* **YOUR GOAL**
Exactly and only the lines from the one containing "Write a Python" through the one containing "plt.rcParams['mathtext.it'] = 'Liberation" belong in your copy. Pictures do not.

* **TASK DATA**
>>>

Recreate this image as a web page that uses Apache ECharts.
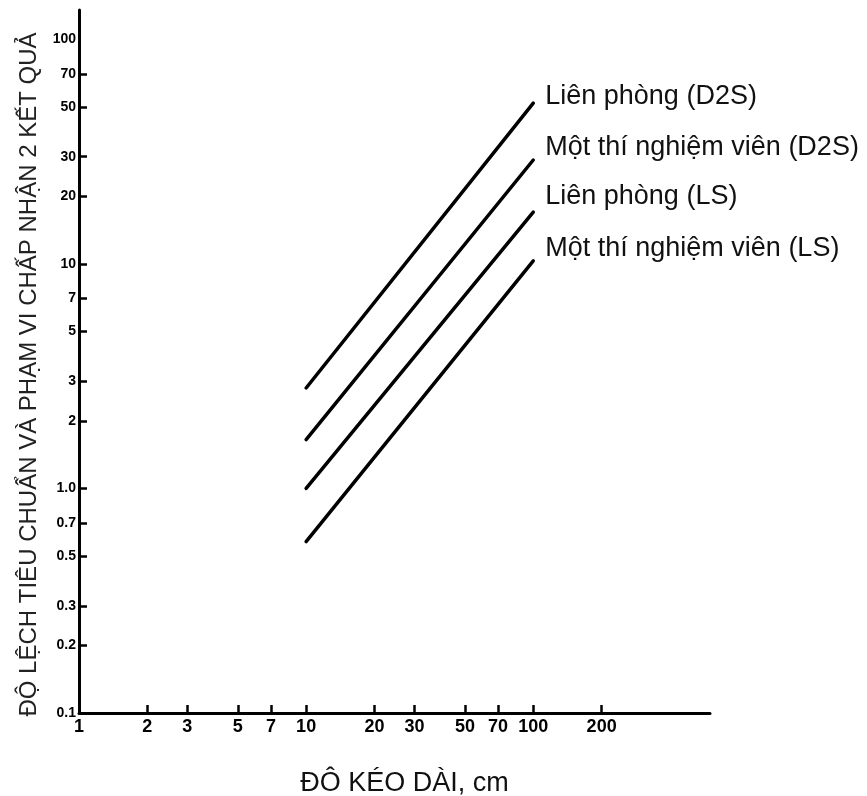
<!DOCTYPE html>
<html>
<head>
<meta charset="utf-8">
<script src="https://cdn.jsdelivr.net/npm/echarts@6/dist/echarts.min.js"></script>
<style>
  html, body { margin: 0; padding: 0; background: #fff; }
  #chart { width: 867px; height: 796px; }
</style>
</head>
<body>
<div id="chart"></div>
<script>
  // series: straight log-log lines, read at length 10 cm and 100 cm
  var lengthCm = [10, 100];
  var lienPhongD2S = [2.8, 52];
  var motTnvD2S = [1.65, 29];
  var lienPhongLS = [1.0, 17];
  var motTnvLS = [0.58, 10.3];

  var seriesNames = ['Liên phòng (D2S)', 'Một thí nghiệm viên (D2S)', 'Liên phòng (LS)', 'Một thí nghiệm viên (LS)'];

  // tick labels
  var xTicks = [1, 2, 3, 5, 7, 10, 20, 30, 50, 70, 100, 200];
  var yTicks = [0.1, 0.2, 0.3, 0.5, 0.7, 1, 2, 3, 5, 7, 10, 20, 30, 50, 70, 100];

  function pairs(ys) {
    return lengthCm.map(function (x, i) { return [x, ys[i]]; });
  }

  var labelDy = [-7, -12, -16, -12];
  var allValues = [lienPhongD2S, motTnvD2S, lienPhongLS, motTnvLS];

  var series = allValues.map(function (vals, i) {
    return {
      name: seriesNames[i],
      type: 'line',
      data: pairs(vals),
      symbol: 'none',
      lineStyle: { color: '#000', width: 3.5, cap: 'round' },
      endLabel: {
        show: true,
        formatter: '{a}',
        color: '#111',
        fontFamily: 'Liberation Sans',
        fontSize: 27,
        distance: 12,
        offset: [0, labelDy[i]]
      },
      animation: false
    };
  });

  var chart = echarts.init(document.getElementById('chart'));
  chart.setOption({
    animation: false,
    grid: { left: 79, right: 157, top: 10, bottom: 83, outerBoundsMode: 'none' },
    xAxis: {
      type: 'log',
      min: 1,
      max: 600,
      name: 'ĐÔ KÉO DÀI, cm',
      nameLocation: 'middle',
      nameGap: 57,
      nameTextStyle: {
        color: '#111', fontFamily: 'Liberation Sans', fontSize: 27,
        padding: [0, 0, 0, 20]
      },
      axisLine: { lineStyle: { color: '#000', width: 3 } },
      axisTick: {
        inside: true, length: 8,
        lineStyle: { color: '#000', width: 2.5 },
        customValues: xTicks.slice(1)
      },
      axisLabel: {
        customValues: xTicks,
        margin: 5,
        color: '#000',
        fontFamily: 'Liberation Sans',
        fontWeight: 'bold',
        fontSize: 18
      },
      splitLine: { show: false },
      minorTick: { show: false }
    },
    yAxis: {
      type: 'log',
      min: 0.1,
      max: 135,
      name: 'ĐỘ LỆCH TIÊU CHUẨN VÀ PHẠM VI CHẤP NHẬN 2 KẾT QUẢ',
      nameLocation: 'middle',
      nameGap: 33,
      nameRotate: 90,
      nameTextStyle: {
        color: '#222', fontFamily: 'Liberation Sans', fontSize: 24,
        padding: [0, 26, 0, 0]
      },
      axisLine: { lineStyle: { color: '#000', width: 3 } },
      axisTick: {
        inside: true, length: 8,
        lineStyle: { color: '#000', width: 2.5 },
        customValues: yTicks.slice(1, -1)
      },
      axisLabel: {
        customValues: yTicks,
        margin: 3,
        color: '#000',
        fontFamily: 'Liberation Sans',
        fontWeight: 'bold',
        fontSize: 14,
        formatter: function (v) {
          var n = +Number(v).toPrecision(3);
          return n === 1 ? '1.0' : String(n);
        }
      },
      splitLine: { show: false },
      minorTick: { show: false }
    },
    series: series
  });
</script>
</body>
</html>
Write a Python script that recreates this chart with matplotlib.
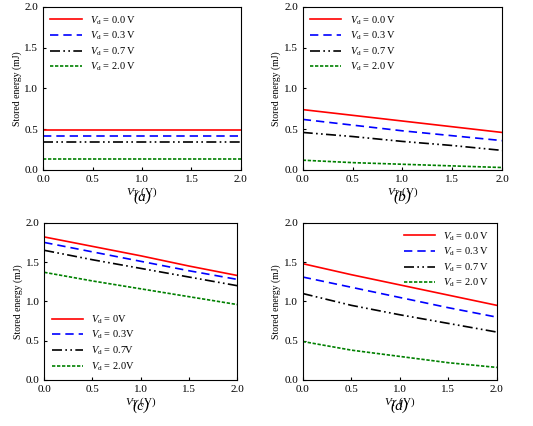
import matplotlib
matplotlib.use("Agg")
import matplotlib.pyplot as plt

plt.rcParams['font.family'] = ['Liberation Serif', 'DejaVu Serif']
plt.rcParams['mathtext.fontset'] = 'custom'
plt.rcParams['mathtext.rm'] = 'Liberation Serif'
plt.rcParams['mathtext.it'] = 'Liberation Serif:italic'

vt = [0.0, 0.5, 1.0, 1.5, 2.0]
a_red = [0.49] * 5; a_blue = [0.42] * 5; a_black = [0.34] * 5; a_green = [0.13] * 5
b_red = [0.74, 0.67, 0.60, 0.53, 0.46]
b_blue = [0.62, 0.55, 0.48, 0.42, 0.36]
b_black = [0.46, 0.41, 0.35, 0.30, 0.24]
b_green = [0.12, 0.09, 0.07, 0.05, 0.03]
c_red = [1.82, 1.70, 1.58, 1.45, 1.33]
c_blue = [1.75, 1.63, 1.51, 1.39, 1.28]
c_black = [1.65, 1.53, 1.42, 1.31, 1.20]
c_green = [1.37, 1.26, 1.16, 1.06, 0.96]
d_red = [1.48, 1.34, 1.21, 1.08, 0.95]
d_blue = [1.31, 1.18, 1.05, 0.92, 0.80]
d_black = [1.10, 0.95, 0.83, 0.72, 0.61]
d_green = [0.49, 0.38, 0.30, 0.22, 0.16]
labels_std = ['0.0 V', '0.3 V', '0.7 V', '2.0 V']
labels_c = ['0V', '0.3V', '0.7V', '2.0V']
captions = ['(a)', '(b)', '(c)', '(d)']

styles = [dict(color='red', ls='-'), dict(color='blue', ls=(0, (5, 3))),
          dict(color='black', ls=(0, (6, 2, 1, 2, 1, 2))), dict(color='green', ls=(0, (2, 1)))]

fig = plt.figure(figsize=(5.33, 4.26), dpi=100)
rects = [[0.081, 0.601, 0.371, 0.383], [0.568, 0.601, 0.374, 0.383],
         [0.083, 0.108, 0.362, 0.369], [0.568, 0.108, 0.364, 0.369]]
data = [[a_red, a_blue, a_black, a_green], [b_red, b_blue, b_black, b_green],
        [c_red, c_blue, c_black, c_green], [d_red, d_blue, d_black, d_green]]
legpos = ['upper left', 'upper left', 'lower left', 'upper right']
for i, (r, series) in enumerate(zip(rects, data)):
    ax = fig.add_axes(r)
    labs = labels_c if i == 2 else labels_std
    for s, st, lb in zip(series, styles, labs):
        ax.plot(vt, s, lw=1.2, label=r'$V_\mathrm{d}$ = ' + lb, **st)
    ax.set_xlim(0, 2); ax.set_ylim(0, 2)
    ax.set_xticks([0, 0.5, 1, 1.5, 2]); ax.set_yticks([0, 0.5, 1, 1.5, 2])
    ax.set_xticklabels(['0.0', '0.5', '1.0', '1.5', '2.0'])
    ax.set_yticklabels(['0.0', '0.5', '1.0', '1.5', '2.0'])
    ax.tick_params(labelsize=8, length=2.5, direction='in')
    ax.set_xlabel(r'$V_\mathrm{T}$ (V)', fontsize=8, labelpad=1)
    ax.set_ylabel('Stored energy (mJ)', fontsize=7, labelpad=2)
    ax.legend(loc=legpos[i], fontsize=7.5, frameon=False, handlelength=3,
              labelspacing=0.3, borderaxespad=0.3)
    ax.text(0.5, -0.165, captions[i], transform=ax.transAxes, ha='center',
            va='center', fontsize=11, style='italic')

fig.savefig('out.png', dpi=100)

<<<
>>>

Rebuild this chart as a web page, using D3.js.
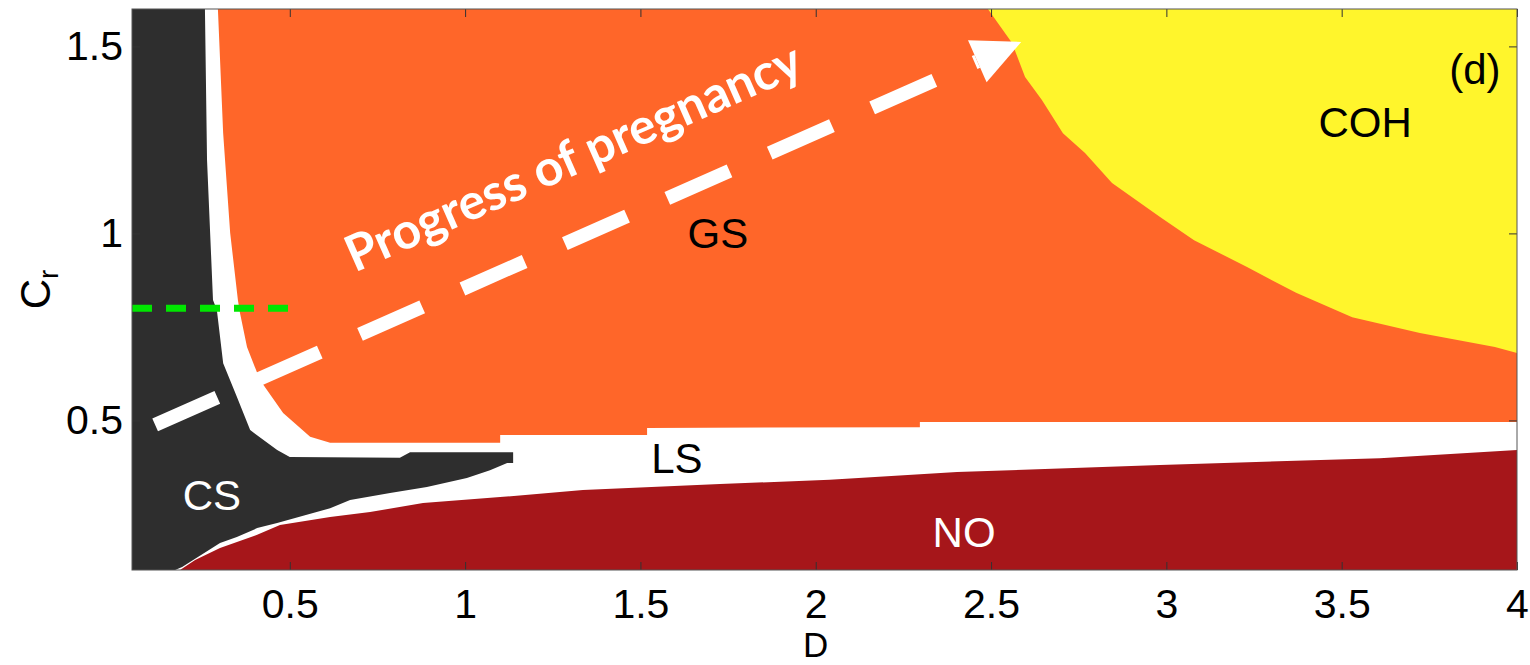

<<<
>>>

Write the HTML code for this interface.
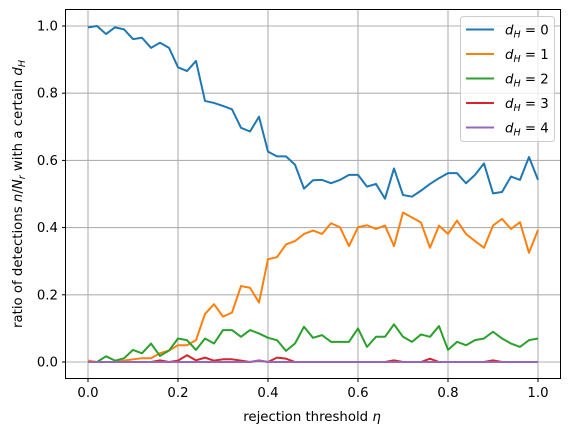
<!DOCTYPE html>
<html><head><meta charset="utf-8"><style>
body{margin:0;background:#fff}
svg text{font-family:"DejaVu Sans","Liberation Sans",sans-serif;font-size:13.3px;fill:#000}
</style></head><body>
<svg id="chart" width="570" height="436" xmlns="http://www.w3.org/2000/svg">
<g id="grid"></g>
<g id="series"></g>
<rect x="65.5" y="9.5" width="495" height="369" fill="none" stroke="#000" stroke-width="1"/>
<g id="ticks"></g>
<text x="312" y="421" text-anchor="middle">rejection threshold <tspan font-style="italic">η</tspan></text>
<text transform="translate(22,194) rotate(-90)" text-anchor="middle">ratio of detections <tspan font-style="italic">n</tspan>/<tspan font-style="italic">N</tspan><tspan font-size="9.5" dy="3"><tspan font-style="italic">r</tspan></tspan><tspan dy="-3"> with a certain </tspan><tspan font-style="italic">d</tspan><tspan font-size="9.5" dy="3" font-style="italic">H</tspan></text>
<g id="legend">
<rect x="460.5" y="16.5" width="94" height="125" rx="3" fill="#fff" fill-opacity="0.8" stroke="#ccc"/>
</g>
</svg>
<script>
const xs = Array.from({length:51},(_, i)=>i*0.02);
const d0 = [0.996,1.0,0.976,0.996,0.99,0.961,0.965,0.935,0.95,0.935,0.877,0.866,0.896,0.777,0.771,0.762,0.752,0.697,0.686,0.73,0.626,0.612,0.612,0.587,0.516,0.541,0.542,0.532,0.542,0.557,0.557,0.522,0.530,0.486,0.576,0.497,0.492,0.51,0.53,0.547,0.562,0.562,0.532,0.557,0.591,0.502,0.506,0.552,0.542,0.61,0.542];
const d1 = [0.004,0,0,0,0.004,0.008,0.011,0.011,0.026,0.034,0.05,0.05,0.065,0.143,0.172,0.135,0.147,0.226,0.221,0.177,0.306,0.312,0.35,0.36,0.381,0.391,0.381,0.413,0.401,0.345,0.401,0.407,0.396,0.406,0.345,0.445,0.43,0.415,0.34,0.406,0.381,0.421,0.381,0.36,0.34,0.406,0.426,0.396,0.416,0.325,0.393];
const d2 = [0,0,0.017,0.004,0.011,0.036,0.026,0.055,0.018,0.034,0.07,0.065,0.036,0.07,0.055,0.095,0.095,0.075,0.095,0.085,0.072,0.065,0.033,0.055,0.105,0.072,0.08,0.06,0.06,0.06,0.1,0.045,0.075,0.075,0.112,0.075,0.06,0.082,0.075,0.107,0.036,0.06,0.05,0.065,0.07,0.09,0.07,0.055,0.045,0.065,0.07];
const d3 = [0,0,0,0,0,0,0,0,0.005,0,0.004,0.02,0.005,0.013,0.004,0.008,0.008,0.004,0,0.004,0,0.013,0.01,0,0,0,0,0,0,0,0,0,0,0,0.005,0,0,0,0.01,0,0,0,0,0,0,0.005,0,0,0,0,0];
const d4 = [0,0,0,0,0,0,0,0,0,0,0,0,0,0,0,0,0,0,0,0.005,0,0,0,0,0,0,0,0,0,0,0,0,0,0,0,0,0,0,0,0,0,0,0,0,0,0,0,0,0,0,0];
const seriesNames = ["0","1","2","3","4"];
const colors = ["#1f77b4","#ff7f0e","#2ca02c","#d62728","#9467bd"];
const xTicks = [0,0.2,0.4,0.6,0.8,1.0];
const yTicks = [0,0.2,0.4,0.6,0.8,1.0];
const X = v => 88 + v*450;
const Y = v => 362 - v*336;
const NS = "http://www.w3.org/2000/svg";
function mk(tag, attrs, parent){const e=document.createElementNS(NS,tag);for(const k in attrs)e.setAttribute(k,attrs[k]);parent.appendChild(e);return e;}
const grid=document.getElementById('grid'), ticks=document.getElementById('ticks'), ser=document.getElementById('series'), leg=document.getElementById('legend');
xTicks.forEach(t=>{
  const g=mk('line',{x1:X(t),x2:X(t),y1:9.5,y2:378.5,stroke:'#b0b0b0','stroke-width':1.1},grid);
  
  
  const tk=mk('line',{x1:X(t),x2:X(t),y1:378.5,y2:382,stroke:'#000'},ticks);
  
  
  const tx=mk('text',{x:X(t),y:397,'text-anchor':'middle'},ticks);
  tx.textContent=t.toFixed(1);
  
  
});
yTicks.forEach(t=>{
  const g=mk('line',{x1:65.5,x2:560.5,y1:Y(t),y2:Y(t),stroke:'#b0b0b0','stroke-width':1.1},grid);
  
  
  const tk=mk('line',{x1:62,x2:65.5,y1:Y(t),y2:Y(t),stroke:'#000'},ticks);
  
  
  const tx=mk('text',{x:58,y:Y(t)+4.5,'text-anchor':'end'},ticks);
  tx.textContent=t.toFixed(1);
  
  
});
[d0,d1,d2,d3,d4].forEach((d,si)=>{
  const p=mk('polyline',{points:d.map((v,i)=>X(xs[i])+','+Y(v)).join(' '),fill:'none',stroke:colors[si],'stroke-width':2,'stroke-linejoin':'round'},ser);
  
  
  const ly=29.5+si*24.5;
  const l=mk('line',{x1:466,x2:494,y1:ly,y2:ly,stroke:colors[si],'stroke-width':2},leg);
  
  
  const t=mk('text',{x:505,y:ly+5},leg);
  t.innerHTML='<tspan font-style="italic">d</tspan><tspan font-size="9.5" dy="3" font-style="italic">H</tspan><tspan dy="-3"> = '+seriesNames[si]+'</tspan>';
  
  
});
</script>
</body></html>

<<<

* **RESULT**
Write a Python script that recreates this chart with matplotlib.
import matplotlib
matplotlib.use("Agg")
import matplotlib.pyplot as plt

plt.rcParams['font.family'] = ['Liberation Serif', 'DejaVu Serif']
plt.rcParams['mathtext.fontset'] = 'custom'
plt.rcParams['mathtext.rm'] = 'Liberation Serif'
plt.rcParams['mathtext.it'] = 'Liberation Serif:italic'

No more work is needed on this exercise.